The future has already arrived – yesterday.

 

A final factor – but a compelling one – change often only comes when it is accompanied by crisis – especially when it involves established institutions like coaching, training, and development. Consider:

 

  • Up to $450 billion is lost because of employee disengagement in the U.S. alone each year. A very conservative estimate would place that figure at somewhere between $150 and $200 billion with Millennials alone. That is a sliding scale and that scale is tipping each day.
  • The value of connectivity in terms of company and brand strategy, for most companies, is essential. Advanced technology offers a channel for the continuous inflow of information that will allow progressive firms to assess success (or failure) instantaneously – not to wait for the next marketing cycle – or worse yet, the next sales report. Translation – “1984 thinking” is no longer relevant.
  • Just in time training adjustments allow a company to proactively address issues – and based on quantifiable analysis input by the community responsible for that work.

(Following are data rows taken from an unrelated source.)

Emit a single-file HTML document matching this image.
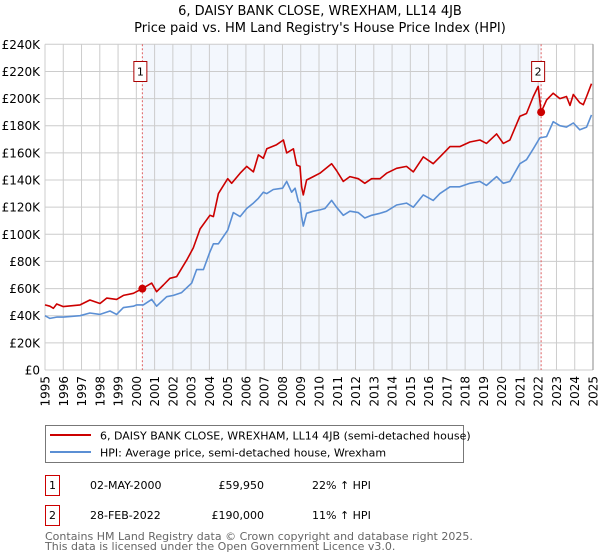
<!DOCTYPE html>
<html><head><meta charset="utf-8"><style>
body{margin:0;background:#fff}
svg{display:block;font-family:"DejaVu Sans","Liberation Sans",sans-serif}
</style></head><body>
<svg id="c" width="600" height="560" viewBox="0 0 600 560">
<text x="320" y="15" text-anchor="middle" font-size="13" fill="#000">6, DAISY BANK CLOSE, WREXHAM, LL14 4JB</text>
<text x="320" y="32" text-anchor="middle" font-size="13" fill="#000">Price paid vs. HM Land Registry's House Price Index (HPI)</text>
<g id="plot"></g>
<g>
<rect x="45.5" y="425.5" width="418" height="37" fill="#fff" stroke="#777"/>
<line x1="50" y1="435" x2="91" y2="435" stroke="#cc0000" stroke-width="2"/>
<text x="100" y="439.5" font-size="11">6, DAISY BANK CLOSE, WREXHAM, LL14 4JB (semi-detached house)</text>
<line x1="50" y1="452" x2="91" y2="452" stroke="#5b8fd4" stroke-width="2"/>
<text x="100" y="456.5" font-size="11">HPI: Average price, semi-detached house, Wrexham</text>
</g>
<g font-size="11">
<rect x="45.5" y="475.5" width="14" height="20" fill="none" stroke="#cc0000"/>
<text x="52.5" y="489" text-anchor="middle">1</text>
<text x="90" y="489">02-MAY-2000</text>
<text x="264" y="489" text-anchor="end">£59,950</text>
<text x="312" y="489">22% ↑ HPI</text>
<rect x="45.5" y="505.5" width="14" height="20" fill="none" stroke="#cc0000"/>
<text x="52.5" y="519" text-anchor="middle">2</text>
<text x="90" y="519">28-FEB-2022</text>
<text x="264" y="519" text-anchor="end">£190,000</text>
<text x="312" y="519">11% ↑ HPI</text>
</g>
<text x="45" y="540" font-size="11" fill="#666">Contains HM Land Registry data © Crown copyright and database right 2025.</text>
<text x="45" y="550" font-size="11" fill="#666">This data is licensed under the Open Government Licence v3.0.</text>
</svg>
<script>
const hpiYears=[1995.0,1995.27,1995.64,1996.0,1996.92,1997.46,1998.01,1998.56,1998.92,1999.29,1999.84,2000.02,2000.38,2000.84,2001.11,2001.66,2002.03,2002.48,2003.03,2003.3,2003.67,2004.03,2004.22,2004.49,2005.0,2005.31,2005.68,2006.04,2006.41,2006.68,2006.95,2007.14,2007.5,2008.01,2008.23,2008.5,2008.69,2008.87,2008.96,2009.05,2009.14,2009.32,2009.69,2010.05,2010.33,2010.69,2010.96,2011.33,2011.69,2012.15,2012.51,2012.88,2013.34,2013.7,2014.25,2014.79,2015.16,2015.71,2016.25,2016.62,2017.17,2017.71,2018.26,2018.81,2019.17,2019.72,2020.09,2020.45,2021.0,2021.36,2021.73,2022.09,2022.46,2022.82,2023.19,2023.55,2023.92,2024.28,2024.65,2024.92];
const hpiValues=[40,38,39,39,40,42,41,43.5,41,46,47,48,48,52,47,54,55,57,64,74,74,87,93,93,103,116,113,119,123,126.5,131,130,133,134,139,131,134,124,123,113,106,115.5,117,118,119,125,120,114,117,116,112,114,115.5,117,121.6,123,120,129,125,130,135,135,137.6,139,136,142.5,137.6,139,152,155,163,171,172,183,180,179,182,177,179,188];
const ppYears=[1995.0,1995.27,1995.46,1995.64,1996.0,1996.92,1997.46,1998.01,1998.38,1998.92,1999.29,1999.84,2000.33,2000.84,2001.11,2001.48,2001.84,2002.21,2002.76,2003.12,2003.49,2004.03,2004.22,2004.49,2005.0,2005.22,2005.68,2006.04,2006.41,2006.68,2006.95,2007.14,2007.68,2008.05,2008.23,2008.6,2008.78,2008.96,2009.05,2009.14,2009.32,2009.69,2010.05,2010.69,2010.96,2011.33,2011.69,2012.15,2012.51,2012.88,2013.34,2013.7,2014.25,2014.79,2015.16,2015.71,2016.25,2016.62,2017.17,2017.71,2018.26,2018.81,2019.17,2019.72,2020.09,2020.45,2021.0,2021.36,2021.73,2022.0,2022.16,2022.46,2022.82,2023.19,2023.55,2023.74,2023.92,2024.28,2024.47,2024.65,2024.92];
const ppValues=[48,47,45.5,48.6,46.7,48,51.6,49,53,52,55,56.5,59.95,64,57.7,62.6,67.6,68.8,81,90,104,114,113,130,141,137.6,145,150,146,158.5,156,163,166,169.5,160,163,151,150,135,129,140,142.5,145,152,147,139,142.5,141,137.6,141,141,145,148.6,150,146,157,152,157,164.6,164.6,168,169.5,167,174,167,169.5,187,189,201.5,209,190,199,204,200,201.5,195,203,197,195.5,201.5,211];
const yTickValues=[0,20,40,60,80,100,120,140,160,180,200,220,240];
const xTickYears=[1995,1996,1997,1998,1999,2000,2001,2002,2003,2004,2005,2006,2007,2008,2009,2010,2011,2012,2013,2014,2015,2016,2017,2018,2019,2020,2021,2022,2023,2024,2025];
const saleYears=[2000.33,2022.16];
const saleValues=[59.95,190];
const saleLabels=["1","2"];

const X0=45,X1=593,Y0=370,Y1=44.3;
const xs=y=>X0+(y-1995)/30*(X1-X0);
const ys=v=>Y0-v/240*(Y0-Y1);
const NS="http://www.w3.org/2000/svg";
const g=document.getElementById('plot');
function mk(t,a){const e=document.createElementNS(NS,t);for(const k in a)e.setAttribute(k,a[k]);g.appendChild(e);return e;}
let e=mk('rect',{x:X0,y:Y1,width:X1-X0,height:Y0-Y1,fill:'#fff'});


e=mk('rect',{x:xs(saleYears[0]),y:Y1,width:xs(saleYears[1])-xs(saleYears[0]),height:Y0-Y1,fill:'#eef3fc',opacity:0.7});


yTickValues.forEach(v=>{
 const l=mk('line',{x1:X0,x2:X1,y1:ys(v),y2:ys(v),stroke:'#ccc','stroke-width':1});
 
 
 const t=mk('text',{x:40,y:ys(v)+4.5,'text-anchor':'end','font-size':12});
 t.textContent=v===0?'£0':'£'+v+'K';
 
 
});
xTickYears.forEach(y=>{
 const l=mk('line',{x1:xs(y),x2:xs(y),y1:Y1,y2:Y0,stroke:'#ccc','stroke-width':1});
 
 
 const t=mk('text',{x:0,y:0,'text-anchor':'end','font-size':12,transform:`translate(${xs(y)+4.5},${Y0+6}) rotate(-90)`});
 t.textContent=y;
 
 
});
saleYears.forEach((y,i)=>{
 const l=mk('line',{x1:xs(y),x2:xs(y),y1:Y1,y2:Y0,stroke:'#e06060','stroke-width':1,'stroke-dasharray':'2,2'});
 
 
});
function path(xa,va,col,name){
 const d=xa.map((y,i)=>(i?'L':'M')+xs(y).toFixed(1)+','+ys(va[i]).toFixed(1)).join('');
 const p=mk('path',{d:d,fill:'none',stroke:col,'stroke-width':1.6,'stroke-linejoin':'round'});
 
 
}
path(hpiYears,hpiValues,'#5b8fd4','hpi-line');
path(ppYears,ppValues,'#cc0000','price-paid-line');
saleYears.forEach((y,i)=>{
 const c=mk('circle',{cx:xs(y),cy:ys(saleValues[i]),r:4,fill:'#cc0000'});
 
 
 const bx=xs(y)-(i==0?2:3);
 const r=mk('rect',{x:bx-6.5,y:61.5,width:13,height:20,fill:'#fff',stroke:'#aa0000'});
 
 
 const t=mk('text',{x:bx,y:75.5,'text-anchor':'middle','font-size':11});
 t.textContent=saleLabels[i];
 
 
});
e=mk('line',{x1:X1,x2:X1,y1:Y1,y2:Y0,stroke:'#888'});


</script>
</body></html>
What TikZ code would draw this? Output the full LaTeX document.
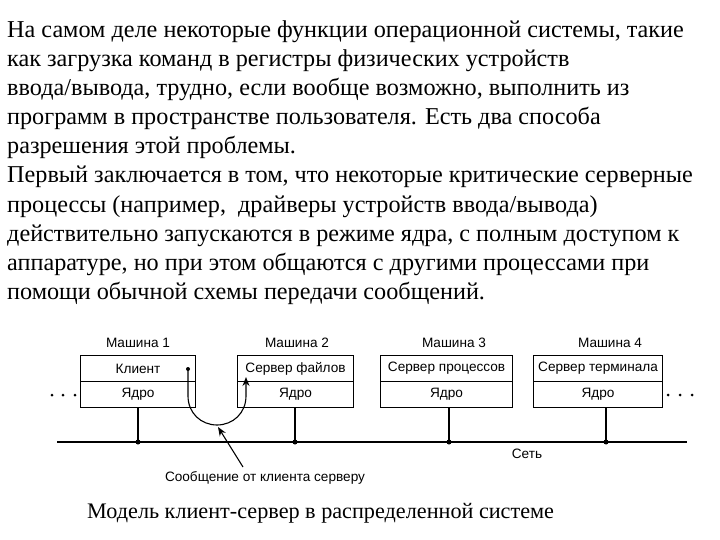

For every company that literally invests millions in market research – a rich avenue for the future.
  • Predictable analysis tools – that allow organizations to identify areas of the company where there is legitimate lift – and then quickly share vital information that otherwise might be isolated, delayed, and/or ignored – is mission critical in the Information Age. A rewrite on the old aphorism is needed – It’s not knowledge that’s power, it’s systemic knowledge that’s power.

 

Which carries us to the final point. The single greatest determinant of Millennial engagement remains clear – the quality of the boss they report to. That individual either makes or breaks jobs – and careers. The coaching and leadership follow up that advanced technology potentially offers is staggering – especially when placed in the larger context of Millennial motivators. Does this suddenly fix the larger issue of ineffective managers? Not by a long shot – but it does provide solutions that can empower a generation hungering for autonomy and purpose.

 

A new era dawns – a few enlightened companies will lead the way.